Records with drawing code:
* * * * * * * * *

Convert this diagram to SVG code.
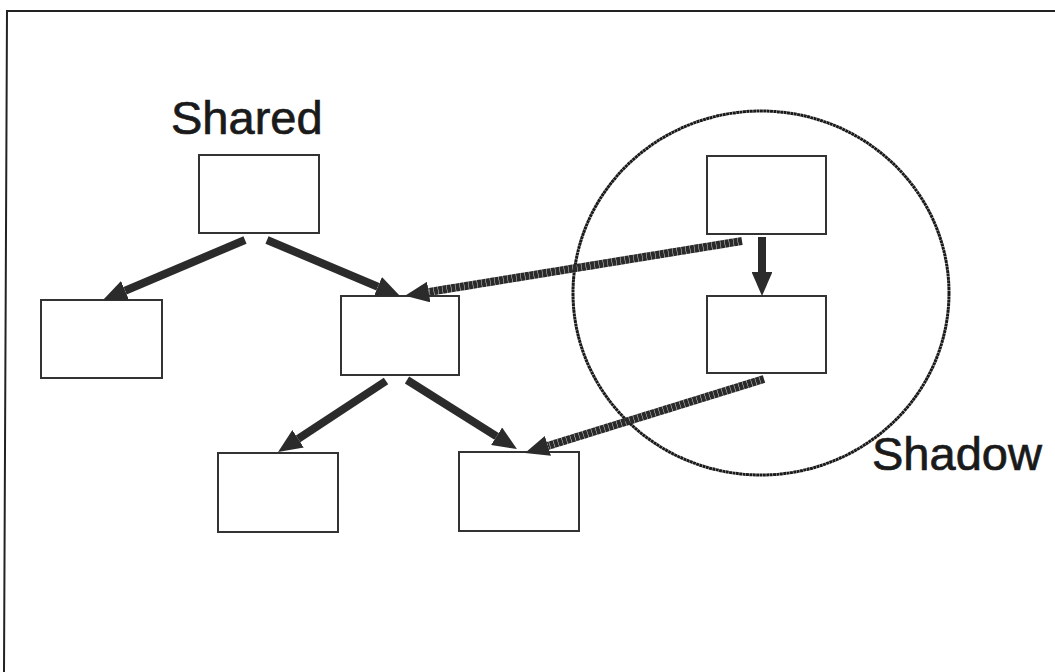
<svg xmlns="http://www.w3.org/2000/svg" width="1055" height="672" viewBox="0 0 1055 672">
  <style>
    .box { fill: #ffffff; stroke: #333333; stroke-width: 2; }
    .label { font-family: "Liberation Sans", Arial, Helvetica, sans-serif; font-size: 47px; fill: #1a1a1a; stroke: #1a1a1a; stroke-width: 0.7; }
    .edge { stroke: #2b2b2b; stroke-width: 8; fill: none; marker-end: url(#head); }
    .edge.grainy { stroke: #2a2a2a; stroke-dasharray: 4 0.4; }
    .frame { stroke: #222222; stroke-width: 2; fill: none; }
  </style>
  <defs>
    <marker id="head" viewBox="0 0 12 10" refX="0" refY="5" markerWidth="3" markerHeight="2.6" preserveAspectRatio="none" orient="auto">
      <path d="M0,0 L12,5 L0,10 z" fill="#2b2b2b"/>
    </marker>
  </defs>

  <rect width="1055" height="672" fill="#ffffff"/>

  <!-- page frame: top and left rules -->
  <polyline class="frame" points="1055,11 7,11 4,672"/>

  <!-- labels -->
  <text class="label" x="171" y="134">Shared</text>
  <text class="label" x="872" y="470">Shadow</text>

  <!-- shadow region -->
  <ellipse id="shadow-region" cx="761" cy="293" rx="188" ry="182" fill="none" stroke="#1a1a1a" stroke-width="3" stroke-dasharray="3 0.4"/>

  <!-- nodes -->
  <g id="shared-root"><rect class="box" x="199" y="155" width="120" height="78"/></g>
  <g id="shared-left"><rect class="box" x="41" y="300" width="121" height="78"/></g>
  <g id="shared-mid"><rect class="box" x="341" y="296" width="118" height="79"/></g>
  <g id="shared-bottom-left"><rect class="box" x="218" y="453" width="120" height="79"/></g>
  <g id="shared-bottom-right"><rect class="box" x="459" y="452" width="120" height="79"/></g>
  <g id="shadow-top"><rect class="box" x="707" y="156" width="119" height="78"/></g>
  <g id="shadow-bottom"><rect class="box" x="707" y="296" width="119" height="77"/></g>

  <!-- connectors -->
  <g id="connectors">
    <line class="edge" x1="245" y1="240" x2="125.1" y2="290.7"/>
    <line class="edge" x1="267" y1="240" x2="377.9" y2="286.7"/>
    <line class="edge" x1="386" y1="381" x2="298.1" y2="438.8"/>
    <line class="edge" x1="407" y1="380" x2="496.6" y2="436.3"/>
    <line class="edge" x1="762" y1="237" x2="762" y2="272"/>
    <line class="edge grainy" x1="742" y1="241" x2="428.7" y2="292"/>
    <line class="edge grainy" x1="764" y1="379" x2="547.9" y2="445.9"/>
  </g>
</svg>
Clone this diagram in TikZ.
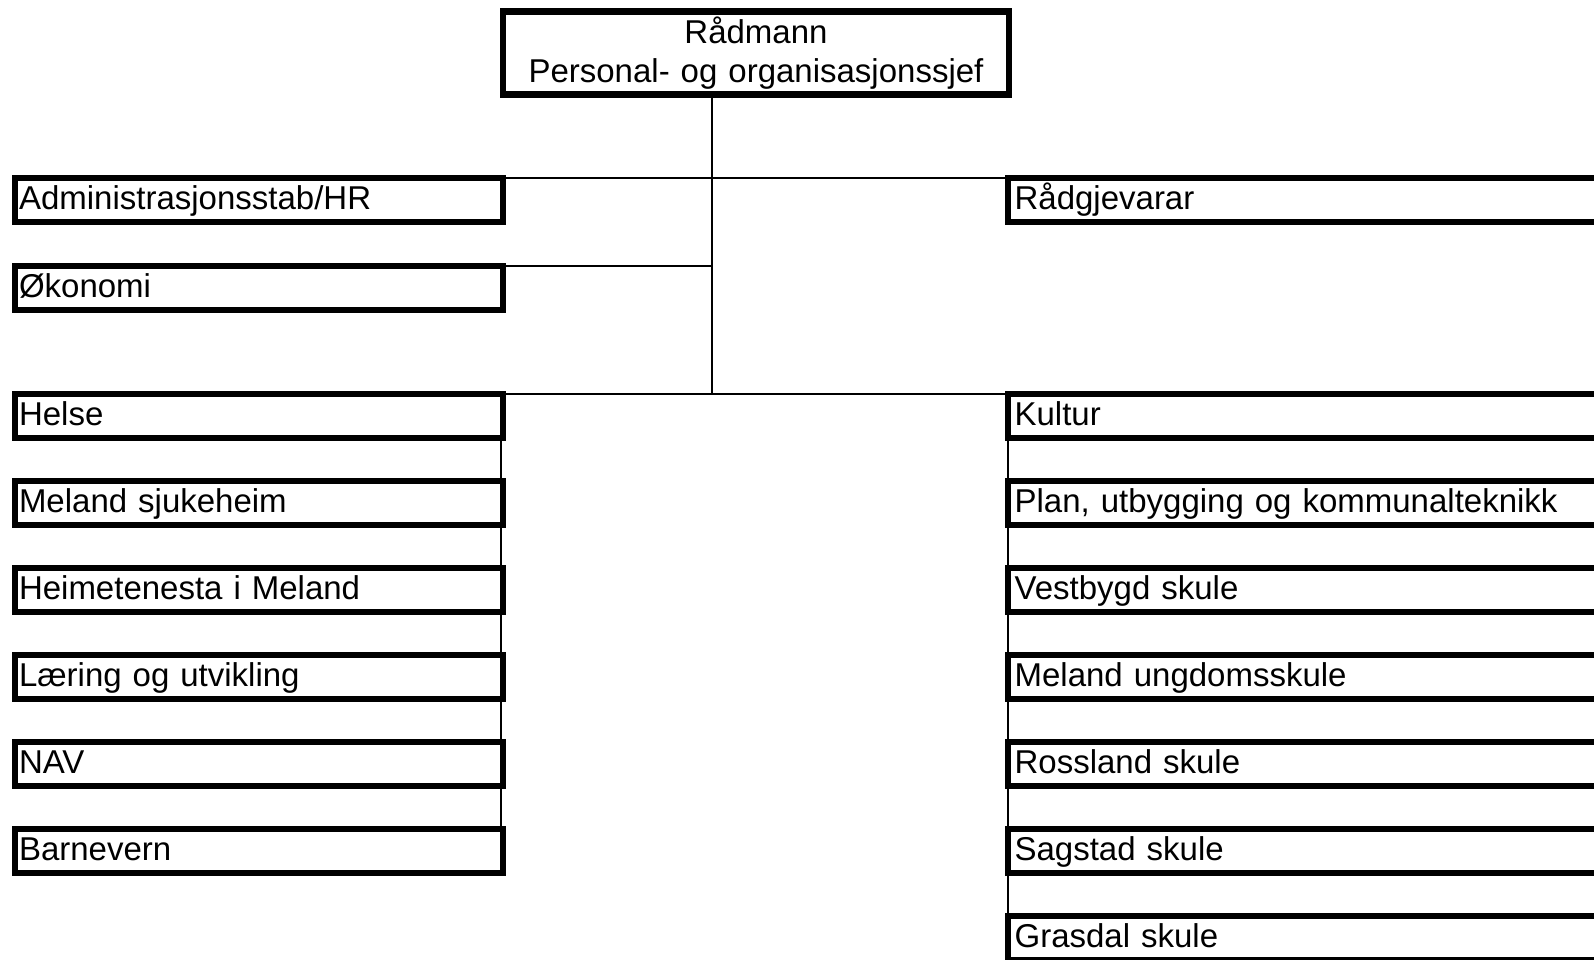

* * * * * * * * *

Transcribe the records above exactly, omitting every picture they contain.

Convert this diagram to SVG code.
<svg xmlns="http://www.w3.org/2000/svg" width="1055" height="672" viewBox="0 0 1055 672">
  <style>
    .box { fill: #ffffff; stroke: #333333; stroke-width: 2; }
    .label { font-family: "Liberation Sans", Arial, Helvetica, sans-serif; font-size: 47px; fill: #1a1a1a; stroke: #1a1a1a; stroke-width: 0.7; }
    .edge { stroke: #2b2b2b; stroke-width: 8; fill: none; marker-end: url(#head); }
    .edge.grainy { stroke: #2a2a2a; stroke-dasharray: 4 0.4; }
    .frame { stroke: #222222; stroke-width: 2; fill: none; }
  </style>
  <defs>
    <marker id="head" viewBox="0 0 12 10" refX="0" refY="5" markerWidth="3" markerHeight="2.6" preserveAspectRatio="none" orient="auto">
      <path d="M0,0 L12,5 L0,10 z" fill="#2b2b2b"/>
    </marker>
  </defs>

  <rect width="1055" height="672" fill="#ffffff"/>

  <!-- page frame: top and left rules -->
  <polyline class="frame" points="1055,11 7,11 4,672"/>

  <!-- labels -->
  <text class="label" x="171" y="134">Shared</text>
  <text class="label" x="872" y="470">Shadow</text>

  <!-- shadow region -->
  <ellipse id="shadow-region" cx="761" cy="293" rx="188" ry="182" fill="none" stroke="#1a1a1a" stroke-width="3" stroke-dasharray="3 0.4"/>

  <!-- nodes -->
  <g id="shared-root"><rect class="box" x="199" y="155" width="120" height="78"/></g>
  <g id="shared-left"><rect class="box" x="41" y="300" width="121" height="78"/></g>
  <g id="shared-mid"><rect class="box" x="341" y="296" width="118" height="79"/></g>
  <g id="shared-bottom-left"><rect class="box" x="218" y="453" width="120" height="79"/></g>
  <g id="shared-bottom-right"><rect class="box" x="459" y="452" width="120" height="79"/></g>
  <g id="shadow-top"><rect class="box" x="707" y="156" width="119" height="78"/></g>
  <g id="shadow-bottom"><rect class="box" x="707" y="296" width="119" height="77"/></g>

  <!-- connectors -->
  <g id="connectors">
    <line class="edge" x1="245" y1="240" x2="125.1" y2="290.7"/>
    <line class="edge" x1="267" y1="240" x2="377.9" y2="286.7"/>
    <line class="edge" x1="386" y1="381" x2="298.1" y2="438.8"/>
    <line class="edge" x1="407" y1="380" x2="496.6" y2="436.3"/>
    <line class="edge" x1="762" y1="237" x2="762" y2="272"/>
    <line class="edge grainy" x1="742" y1="241" x2="428.7" y2="292"/>
    <line class="edge grainy" x1="764" y1="379" x2="547.9" y2="445.9"/>
  </g>
</svg>
Clone this diagram in TikZ.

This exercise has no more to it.